# Goal:
Isolate every line in the records below with "chart" in it.

# Entries:
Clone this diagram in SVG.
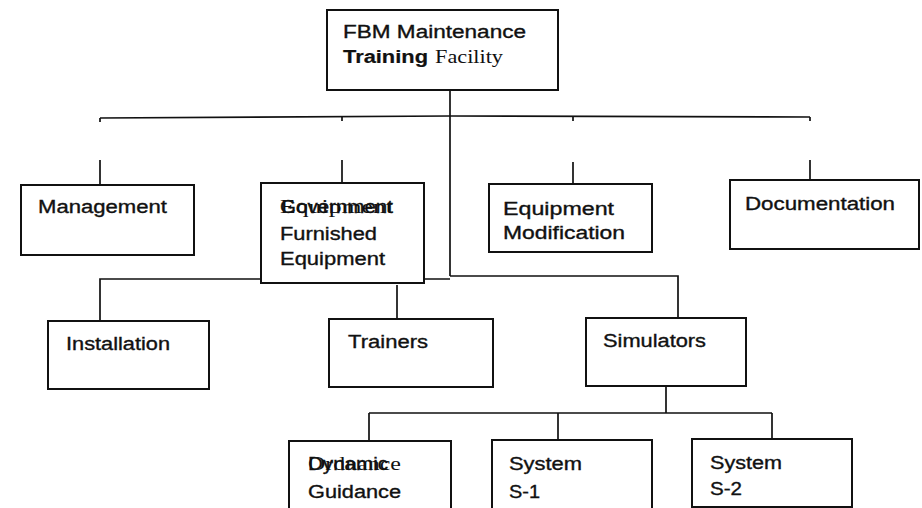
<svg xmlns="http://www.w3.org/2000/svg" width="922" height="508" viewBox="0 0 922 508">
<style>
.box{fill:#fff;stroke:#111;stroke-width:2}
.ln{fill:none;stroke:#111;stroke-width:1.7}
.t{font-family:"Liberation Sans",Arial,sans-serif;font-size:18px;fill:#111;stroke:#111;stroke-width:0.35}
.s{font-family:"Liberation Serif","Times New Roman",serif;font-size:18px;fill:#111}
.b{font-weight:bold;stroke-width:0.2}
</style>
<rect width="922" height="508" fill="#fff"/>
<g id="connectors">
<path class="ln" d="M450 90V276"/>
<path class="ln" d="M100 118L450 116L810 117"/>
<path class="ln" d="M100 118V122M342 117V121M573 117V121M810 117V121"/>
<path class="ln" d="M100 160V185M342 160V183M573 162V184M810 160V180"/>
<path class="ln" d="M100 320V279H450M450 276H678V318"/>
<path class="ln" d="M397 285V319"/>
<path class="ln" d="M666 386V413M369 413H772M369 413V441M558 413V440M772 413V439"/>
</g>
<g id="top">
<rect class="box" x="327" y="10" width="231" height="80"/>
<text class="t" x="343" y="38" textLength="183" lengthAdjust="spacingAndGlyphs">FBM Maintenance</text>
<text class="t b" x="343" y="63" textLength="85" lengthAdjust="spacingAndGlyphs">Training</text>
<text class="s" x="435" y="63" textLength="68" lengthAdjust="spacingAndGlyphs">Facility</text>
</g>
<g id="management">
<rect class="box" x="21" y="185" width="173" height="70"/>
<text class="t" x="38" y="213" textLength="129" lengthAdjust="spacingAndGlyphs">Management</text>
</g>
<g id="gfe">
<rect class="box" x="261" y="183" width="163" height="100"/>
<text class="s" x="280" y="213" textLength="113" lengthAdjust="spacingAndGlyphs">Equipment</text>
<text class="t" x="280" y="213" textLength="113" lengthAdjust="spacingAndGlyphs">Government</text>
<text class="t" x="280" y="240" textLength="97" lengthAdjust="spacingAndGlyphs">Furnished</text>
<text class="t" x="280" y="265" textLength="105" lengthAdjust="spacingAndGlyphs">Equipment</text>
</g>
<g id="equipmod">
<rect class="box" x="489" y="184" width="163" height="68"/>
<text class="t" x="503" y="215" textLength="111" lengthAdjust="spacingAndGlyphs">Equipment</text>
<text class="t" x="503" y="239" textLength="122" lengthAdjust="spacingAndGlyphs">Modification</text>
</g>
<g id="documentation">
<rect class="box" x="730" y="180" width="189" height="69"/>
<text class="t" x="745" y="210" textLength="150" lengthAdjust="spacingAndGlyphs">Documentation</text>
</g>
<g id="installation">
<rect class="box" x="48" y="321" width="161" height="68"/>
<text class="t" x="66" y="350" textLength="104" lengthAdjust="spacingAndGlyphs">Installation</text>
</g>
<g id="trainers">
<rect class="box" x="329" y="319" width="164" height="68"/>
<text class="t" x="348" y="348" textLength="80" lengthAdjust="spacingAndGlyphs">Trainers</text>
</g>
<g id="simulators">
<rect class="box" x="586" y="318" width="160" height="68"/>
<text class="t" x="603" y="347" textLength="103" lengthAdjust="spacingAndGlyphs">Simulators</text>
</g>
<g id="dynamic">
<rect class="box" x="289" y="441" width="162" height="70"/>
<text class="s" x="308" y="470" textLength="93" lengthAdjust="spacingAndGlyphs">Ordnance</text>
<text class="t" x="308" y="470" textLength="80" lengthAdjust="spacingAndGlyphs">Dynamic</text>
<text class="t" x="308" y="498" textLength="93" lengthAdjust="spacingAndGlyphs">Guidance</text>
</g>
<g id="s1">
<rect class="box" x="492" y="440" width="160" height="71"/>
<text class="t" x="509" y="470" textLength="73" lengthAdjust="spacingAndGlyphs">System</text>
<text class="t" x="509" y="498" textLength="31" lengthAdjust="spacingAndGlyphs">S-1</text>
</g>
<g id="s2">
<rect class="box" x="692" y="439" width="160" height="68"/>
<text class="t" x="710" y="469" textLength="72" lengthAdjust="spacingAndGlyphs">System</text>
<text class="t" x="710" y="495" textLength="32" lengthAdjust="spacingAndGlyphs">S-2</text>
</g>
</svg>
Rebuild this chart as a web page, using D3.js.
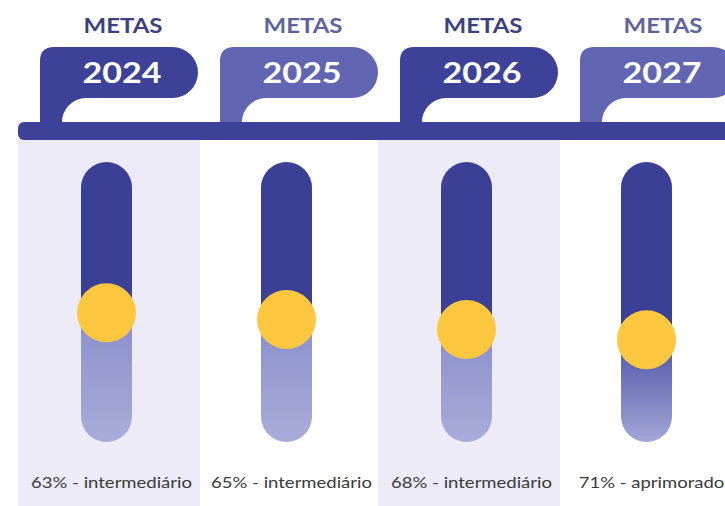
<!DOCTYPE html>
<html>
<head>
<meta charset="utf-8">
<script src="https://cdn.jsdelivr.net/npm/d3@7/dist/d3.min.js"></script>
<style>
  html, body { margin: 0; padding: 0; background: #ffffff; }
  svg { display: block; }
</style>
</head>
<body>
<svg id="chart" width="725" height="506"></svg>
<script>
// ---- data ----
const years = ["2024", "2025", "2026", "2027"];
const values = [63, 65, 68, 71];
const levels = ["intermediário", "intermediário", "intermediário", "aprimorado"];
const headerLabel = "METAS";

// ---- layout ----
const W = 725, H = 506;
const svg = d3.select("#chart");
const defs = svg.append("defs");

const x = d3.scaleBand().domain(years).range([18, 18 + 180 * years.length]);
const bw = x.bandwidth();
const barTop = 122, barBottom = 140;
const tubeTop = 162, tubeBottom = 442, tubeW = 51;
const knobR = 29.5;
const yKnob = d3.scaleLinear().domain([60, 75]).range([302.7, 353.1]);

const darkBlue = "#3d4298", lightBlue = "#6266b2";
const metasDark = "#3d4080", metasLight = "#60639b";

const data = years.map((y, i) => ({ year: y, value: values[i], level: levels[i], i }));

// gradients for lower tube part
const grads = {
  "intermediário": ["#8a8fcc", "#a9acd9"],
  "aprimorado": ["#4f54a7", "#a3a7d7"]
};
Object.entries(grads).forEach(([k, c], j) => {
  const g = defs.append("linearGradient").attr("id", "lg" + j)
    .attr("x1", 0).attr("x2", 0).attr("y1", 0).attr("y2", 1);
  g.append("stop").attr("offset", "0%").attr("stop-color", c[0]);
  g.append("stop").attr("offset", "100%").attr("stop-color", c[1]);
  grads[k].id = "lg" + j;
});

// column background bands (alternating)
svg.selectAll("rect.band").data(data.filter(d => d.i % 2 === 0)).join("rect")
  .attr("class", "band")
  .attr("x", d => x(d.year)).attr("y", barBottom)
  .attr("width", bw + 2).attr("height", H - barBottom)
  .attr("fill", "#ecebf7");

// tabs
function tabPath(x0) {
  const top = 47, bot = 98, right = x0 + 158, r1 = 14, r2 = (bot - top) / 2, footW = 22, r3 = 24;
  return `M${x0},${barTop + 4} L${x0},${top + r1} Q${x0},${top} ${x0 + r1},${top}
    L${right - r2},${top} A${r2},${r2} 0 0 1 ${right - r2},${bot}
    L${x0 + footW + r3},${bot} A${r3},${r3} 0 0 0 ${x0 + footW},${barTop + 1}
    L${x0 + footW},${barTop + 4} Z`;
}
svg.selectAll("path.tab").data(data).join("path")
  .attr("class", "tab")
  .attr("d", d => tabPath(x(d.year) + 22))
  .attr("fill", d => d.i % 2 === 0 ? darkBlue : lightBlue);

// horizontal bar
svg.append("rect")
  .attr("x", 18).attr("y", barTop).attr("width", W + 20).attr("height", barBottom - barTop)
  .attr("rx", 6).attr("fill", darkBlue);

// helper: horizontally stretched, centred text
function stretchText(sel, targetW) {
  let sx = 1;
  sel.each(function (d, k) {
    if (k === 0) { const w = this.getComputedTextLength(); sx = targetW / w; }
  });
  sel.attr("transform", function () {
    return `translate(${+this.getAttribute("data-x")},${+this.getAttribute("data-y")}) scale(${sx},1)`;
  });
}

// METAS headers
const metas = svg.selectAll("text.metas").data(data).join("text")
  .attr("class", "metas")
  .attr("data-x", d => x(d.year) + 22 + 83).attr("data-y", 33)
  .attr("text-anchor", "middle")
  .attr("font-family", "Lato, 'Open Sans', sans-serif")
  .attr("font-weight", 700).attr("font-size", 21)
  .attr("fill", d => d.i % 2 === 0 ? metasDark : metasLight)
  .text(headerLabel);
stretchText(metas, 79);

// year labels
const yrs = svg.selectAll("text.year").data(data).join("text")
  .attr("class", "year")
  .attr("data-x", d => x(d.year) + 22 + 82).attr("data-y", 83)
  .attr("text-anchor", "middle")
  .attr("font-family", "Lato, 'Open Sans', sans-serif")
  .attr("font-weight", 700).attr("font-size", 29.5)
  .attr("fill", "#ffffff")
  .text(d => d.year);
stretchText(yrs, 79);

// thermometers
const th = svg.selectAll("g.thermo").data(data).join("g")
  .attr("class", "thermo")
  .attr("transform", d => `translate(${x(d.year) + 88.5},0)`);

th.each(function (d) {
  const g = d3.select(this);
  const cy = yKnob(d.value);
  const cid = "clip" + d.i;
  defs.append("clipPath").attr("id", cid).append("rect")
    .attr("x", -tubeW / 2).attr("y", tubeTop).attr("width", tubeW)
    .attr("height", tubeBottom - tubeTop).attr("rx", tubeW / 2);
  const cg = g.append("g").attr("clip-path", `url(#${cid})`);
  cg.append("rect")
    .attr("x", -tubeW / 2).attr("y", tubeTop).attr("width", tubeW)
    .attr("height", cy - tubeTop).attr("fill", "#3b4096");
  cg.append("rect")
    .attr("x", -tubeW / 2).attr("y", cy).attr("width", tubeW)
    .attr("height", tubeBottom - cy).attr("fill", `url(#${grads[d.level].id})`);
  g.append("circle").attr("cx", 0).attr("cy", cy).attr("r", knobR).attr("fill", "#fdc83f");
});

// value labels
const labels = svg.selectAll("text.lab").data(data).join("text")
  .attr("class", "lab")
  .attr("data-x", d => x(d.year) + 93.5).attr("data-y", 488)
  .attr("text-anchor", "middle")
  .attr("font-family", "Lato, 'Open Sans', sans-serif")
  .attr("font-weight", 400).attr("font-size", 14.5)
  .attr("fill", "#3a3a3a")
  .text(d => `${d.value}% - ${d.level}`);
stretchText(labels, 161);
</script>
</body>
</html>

# Answer to the problem:
Rebuild this chart as a web page, using D3.js.
<svg id="chart" width="725" height="506"></svg>
const svg = d3.select("#chart");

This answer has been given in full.